PTSD Increases Risks for Postpartum Insomnia

PTSD Increases Risks for Postpartum InsomniaWomen with a current or past history of PTSD have increased chances of developing symptoms of insomnia in the months following childbirth, according to recent findings from a team of American researchers.

While all new mothers may experience a decline in sleep in the aftermath of childbirth, some women develop unusually serious sleep disruptions. In some cases, such disruptions can contribute to the onset of postpartum depression. In a study published in December 2014 in the Journal of Traumatic Stress, researchers from the University of Michigan assessed the role that a past or current history of post-traumatic stress disorder (PTSD) plays in making women susceptible to insomnia in the postpartum period. These researchers concluded that resolved or unresolved PTSD symptoms contribute significantly to new mothers’ insomnia risks.

Women and PTSD

At some point in their lifetimes, large numbers of men and women will experience highly traumatic events capable of triggering the damaging changes in mood and behavior that characterize post-traumatic stress disorder. Common examples of such events include natural disasters, physical assaults, sexual assaults, combat, acts of terrorism, sexual or physical abuse during childhood and life-threatening illnesses or accidents. When all sources of trauma are considered, men have a somewhat higher lifetime rate of exposure than women, the U.S. Department of Veterans Affairs’ National Center for PTSD reports. However, despite their overall lower rate of exposure, women develop PTSD more than twice as often as men (20 percent in the aftermath of trauma vs. 8 percent for men).

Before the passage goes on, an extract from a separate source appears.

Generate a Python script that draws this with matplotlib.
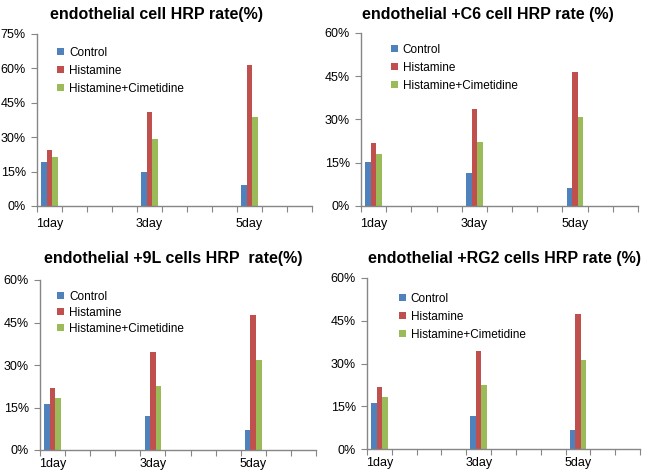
import matplotlib
matplotlib.use("Agg")
import matplotlib.pyplot as plt
import numpy as np

plt.rcParams['font.family'] = ['Liberation Sans', 'DejaVu Sans']

categories = ["1day", "", "", "", "3day", "", "", "", "5day", "", ""]
series_names = ["Control", "Histamine", "Histamine+Cimetidine"]
colors = ["#4F81BD", "#C0504D", "#9BBB59"]

titles = [
    "endothelial cell HRP rate(%)",
    "endothelial +C6 cell HRP rate (%)",
    "endothelial +9L cells HRP  rate(%)",
    "endothelial +RG2 cells HRP rate (%)",
]

# values (%) for 1day, 3day, 5day
p1_control = [19.1, 14.9, 9.3]
p1_histamine = [24.5, 41.2, 61.6]
p1_cimetidine = [21.4, 29.0, 38.6]

p2_control = [15.4, 11.6, 6.1]
p2_histamine = [21.7, 33.8, 46.4]
p2_cimetidine = [18.0, 22.2, 30.9]

p3_control = [16.2, 12.0, 6.9]
p3_histamine = [21.9, 34.5, 47.8]
p3_cimetidine = [18.2, 22.5, 31.6]

p4_control = [16.3, 11.7, 6.8]
p4_histamine = [21.9, 34.4, 47.3]
p4_cimetidine = [18.2, 22.5, 31.1]

y_max = [75, 60, 60, 60]

panels = [
    (p1_control, p1_histamine, p1_cimetidine),
    (p2_control, p2_histamine, p2_cimetidine),
    (p3_control, p3_histamine, p3_cimetidine),
    (p4_control, p4_histamine, p4_cimetidine),
]

W, H = 648, 472
fig = plt.figure(figsize=(W / 100, H / 100), dpi=100)

# axes rects in pixels: left, top, right, bottom
rects_px = [
    (37, 34, 312, 206),
    (361, 33, 638, 206),
    (40, 280, 316, 450),
    (367, 278, 640, 449),
]
legend_anchor = [(0.073, 0.926), (0.108, 0.938), (0.062, 0.937), (0.117, 0.914)]
legend_spacing = [0.5, 0.5, 0.33, 0.5]
title_pos = [(157, 14), (488, 15), (173, 258), (504, 258)]
xlabel_pad = [9, 9, 6, 6]

labelled_idx = [i for i, c in enumerate(categories) if c]
bar_w = 0.222

for k, (vals, ymax) in enumerate(zip(panels, y_max)):
    l, t, r, b = rects_px[k]
    ax = fig.add_axes([l / W, 1 - b / H, (r - l) / W, (b - t) / H])
    for s, (name, col, v) in enumerate(zip(series_names, colors, vals)):
        xs = np.array(labelled_idx) + 0.5 + (s - 1) * bar_w
        ax.bar(xs, v, width=bar_w, color=col, label=name, edgecolor='none')
    ax.set_xlim(0, len(categories))
    ax.set_ylim(0, ymax)
    ax.set_yticks(np.arange(0, ymax + 1, 15))
    ax.set_yticklabels([f"{int(v)}%" for v in np.arange(0, ymax + 1, 15)])
    ax.set_xticks(np.arange(0, len(categories) + 1))
    ax.set_xticklabels([])
    ax.set_xticks(np.arange(len(categories)) + 0.5, minor=True)
    ax.set_xticklabels(categories, minor=True)
    ax.tick_params(axis='x', which='minor', length=0, pad=xlabel_pad[k], labelsize=9)
    ax.tick_params(axis='x', which='major', length=4, direction='out', color='#868686')
    ax.tick_params(axis='y', length=4, direction='out', color='#868686', labelsize=9, pad=4)
    for sp in ['top', 'right']:
        ax.spines[sp].set_visible(False)
    for sp in ['left', 'bottom']:
        ax.spines[sp].set_color('#868686')
        ax.spines[sp].set_linewidth(1.0)
    ax.legend(loc='upper left', bbox_to_anchor=legend_anchor[k], frameon=False,
              fontsize=8.5, handlelength=0.6, handleheight=0.6, handletextpad=0.4,
              labelspacing=legend_spacing[k], borderpad=0, borderaxespad=0)
    tx, ty = title_pos[k]
    fig.text(tx / W, 1 - ty / H, titles[k], ha='center', va='center',
             fontsize=11.5, fontweight='bold')

fig.savefig("out.png", dpi=100)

Part of women’s higher risks for post-traumatic stress disorder can be explained by their disproportionate exposure to acts of sexual abuse during childhood and acts of sexual assault during adulthood. Sexual assault, in particular, is known for its ability to trigger PTSD symptoms. In addition, women who live through traumatic situations have a greater tendency than men to blame themselves for what happened to them. Such self-blaming can substantially increase the odds that damaging stress reactions will occur in the aftermath of trauma.

Postpartum Insomnia

People with insomnia have symptoms that can include unusual difficulty falling asleep during designated hours, unusual difficulty staying asleep during designated hours and/or problems with waking up prematurely as the time designated for sleep comes to an end. When these symptoms recur and are serious enough to disrupt an individual’s ability to follow a stable and productive daily routine, doctors may diagnose an officially defined mental health condition called insomnia disorder. Potential underlying causes of insomnia in a new mother include the altered hormone levels associated with childbirth and the sometimes drastic schedule changes associated with taking care of a newborn. In some cases, insomnia in a new mother can contribute to the onset of the major depression offshoot called postpartum depression; insomnia can also appear as a symptom of postpartum depression.

Impact of a PTSD History

In the study published in the Journal of Traumatic Stress, the University of Michigan researchers used data gathered from 173 women to explore the connection between postpartum insomnia, childhood trauma exposure and a past or current history of post-traumatic stress disorder. All of the women enrolled in the project were new mothers who had given birth four months earlier. The researchers used detailed phone interviews to probe the sleeping patterns of each participant, as well as each participant’s history of child abuse (including physical abuse, sexual abuse and neglect) and resolved or unresolved PTSD symptoms.

After reviewing the assembled information, the researchers concluded that, whether or not PTSD symptoms appear, women with a history of child abuse have clearly increased chances of developing insomnia during the postpartum period. Specifically, these women have heightened chances of experiencing difficulty falling asleep and staying asleep. The researchers also concluded that new mothers with active symptoms of PTSD have significantly increased odds of experiencing difficulty staying asleep throughout a designated period of time. In addition, they concluded that new mothers who have previously recovered from PTSD have significantly increased odds of experiencing difficulty falling asleep at a designated time and staying asleep.

The researchers concluded that current symptoms of PTSD are somewhat more strongly linked to postpartum sleeping problems than previously resolved symptoms of the disorder. However, they also concluded that a childhood history of sexual abuse, physical abuse or neglect is substantially more likely to appear in new mothers with insomnia than either current or past PTSD.